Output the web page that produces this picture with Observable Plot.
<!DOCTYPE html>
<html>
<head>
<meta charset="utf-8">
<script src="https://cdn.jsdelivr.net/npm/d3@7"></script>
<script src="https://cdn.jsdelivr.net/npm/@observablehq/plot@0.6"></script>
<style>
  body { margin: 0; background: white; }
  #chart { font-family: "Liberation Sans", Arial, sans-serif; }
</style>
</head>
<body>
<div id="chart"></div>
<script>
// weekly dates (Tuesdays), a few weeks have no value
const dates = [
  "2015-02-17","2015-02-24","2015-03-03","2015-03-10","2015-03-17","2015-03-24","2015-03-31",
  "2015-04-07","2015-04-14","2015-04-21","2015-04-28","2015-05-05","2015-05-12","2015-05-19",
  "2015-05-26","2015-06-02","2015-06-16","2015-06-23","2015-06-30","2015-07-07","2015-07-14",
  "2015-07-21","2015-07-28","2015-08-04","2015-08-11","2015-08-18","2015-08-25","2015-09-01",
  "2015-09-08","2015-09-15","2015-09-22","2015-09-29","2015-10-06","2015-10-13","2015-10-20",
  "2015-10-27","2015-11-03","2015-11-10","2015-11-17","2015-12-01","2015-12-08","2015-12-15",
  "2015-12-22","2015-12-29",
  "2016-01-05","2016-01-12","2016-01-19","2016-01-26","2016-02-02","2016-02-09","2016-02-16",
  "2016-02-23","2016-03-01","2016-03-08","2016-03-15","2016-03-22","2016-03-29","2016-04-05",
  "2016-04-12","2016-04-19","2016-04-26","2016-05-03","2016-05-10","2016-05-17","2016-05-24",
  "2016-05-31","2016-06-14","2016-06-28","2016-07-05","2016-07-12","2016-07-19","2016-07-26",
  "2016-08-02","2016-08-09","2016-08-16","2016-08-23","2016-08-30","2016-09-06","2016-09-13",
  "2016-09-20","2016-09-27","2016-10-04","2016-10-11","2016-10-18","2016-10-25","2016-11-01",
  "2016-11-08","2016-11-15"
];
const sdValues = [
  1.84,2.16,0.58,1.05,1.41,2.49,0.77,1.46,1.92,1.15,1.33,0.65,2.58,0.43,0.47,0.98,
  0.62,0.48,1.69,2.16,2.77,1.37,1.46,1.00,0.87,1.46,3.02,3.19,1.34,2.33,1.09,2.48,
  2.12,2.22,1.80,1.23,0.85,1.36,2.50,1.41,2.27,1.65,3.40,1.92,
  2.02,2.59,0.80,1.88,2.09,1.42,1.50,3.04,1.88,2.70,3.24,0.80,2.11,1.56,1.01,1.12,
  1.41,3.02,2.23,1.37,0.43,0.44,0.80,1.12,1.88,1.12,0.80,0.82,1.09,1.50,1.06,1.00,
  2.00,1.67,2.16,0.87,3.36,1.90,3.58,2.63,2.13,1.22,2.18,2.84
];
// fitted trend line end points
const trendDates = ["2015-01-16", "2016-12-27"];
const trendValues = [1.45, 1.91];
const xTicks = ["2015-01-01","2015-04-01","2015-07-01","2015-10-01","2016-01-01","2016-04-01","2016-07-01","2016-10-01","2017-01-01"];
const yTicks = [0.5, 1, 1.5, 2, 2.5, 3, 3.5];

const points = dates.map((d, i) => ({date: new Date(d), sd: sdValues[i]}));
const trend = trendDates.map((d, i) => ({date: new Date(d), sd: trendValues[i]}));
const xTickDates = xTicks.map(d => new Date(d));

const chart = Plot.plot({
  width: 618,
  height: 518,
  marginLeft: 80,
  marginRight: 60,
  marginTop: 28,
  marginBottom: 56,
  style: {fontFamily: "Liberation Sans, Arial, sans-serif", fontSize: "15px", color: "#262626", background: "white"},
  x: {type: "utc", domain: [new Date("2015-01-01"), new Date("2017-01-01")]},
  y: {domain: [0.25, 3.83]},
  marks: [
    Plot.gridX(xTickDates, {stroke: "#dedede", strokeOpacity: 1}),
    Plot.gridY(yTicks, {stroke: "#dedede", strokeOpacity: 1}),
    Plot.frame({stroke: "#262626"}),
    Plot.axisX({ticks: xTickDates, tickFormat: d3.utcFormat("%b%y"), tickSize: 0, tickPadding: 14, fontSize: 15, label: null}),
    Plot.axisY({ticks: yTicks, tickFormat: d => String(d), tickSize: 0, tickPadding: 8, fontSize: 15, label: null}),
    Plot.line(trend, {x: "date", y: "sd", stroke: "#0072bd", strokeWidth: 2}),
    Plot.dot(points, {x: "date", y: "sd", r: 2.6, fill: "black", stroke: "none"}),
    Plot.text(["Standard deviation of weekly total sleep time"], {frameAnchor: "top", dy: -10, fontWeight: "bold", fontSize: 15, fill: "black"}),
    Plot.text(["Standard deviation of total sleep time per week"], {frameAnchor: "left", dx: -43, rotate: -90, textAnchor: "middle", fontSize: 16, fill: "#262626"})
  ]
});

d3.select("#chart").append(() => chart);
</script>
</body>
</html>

...

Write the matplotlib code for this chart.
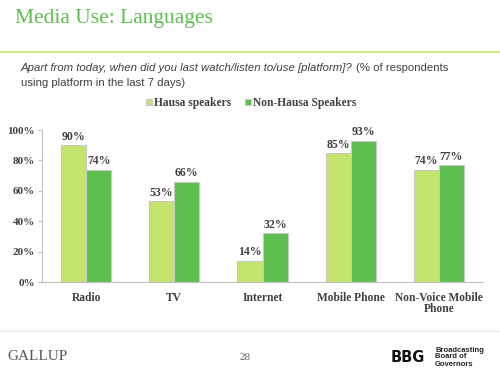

...

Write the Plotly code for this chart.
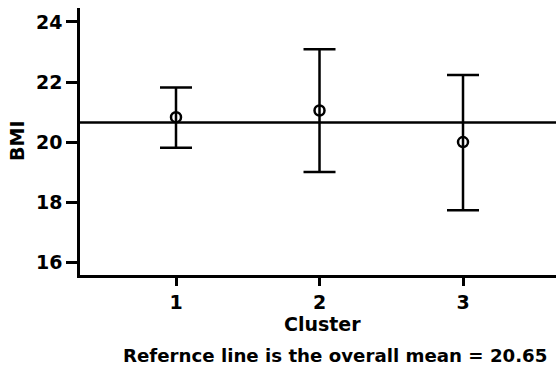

◆ TASK DETAILS ◆
Pick out lines containing the word "code", each one as written.

◆ ANSWER TO THE TASK ◆
Write the matplotlib code for this chart.
Write the Plotly code for this chart.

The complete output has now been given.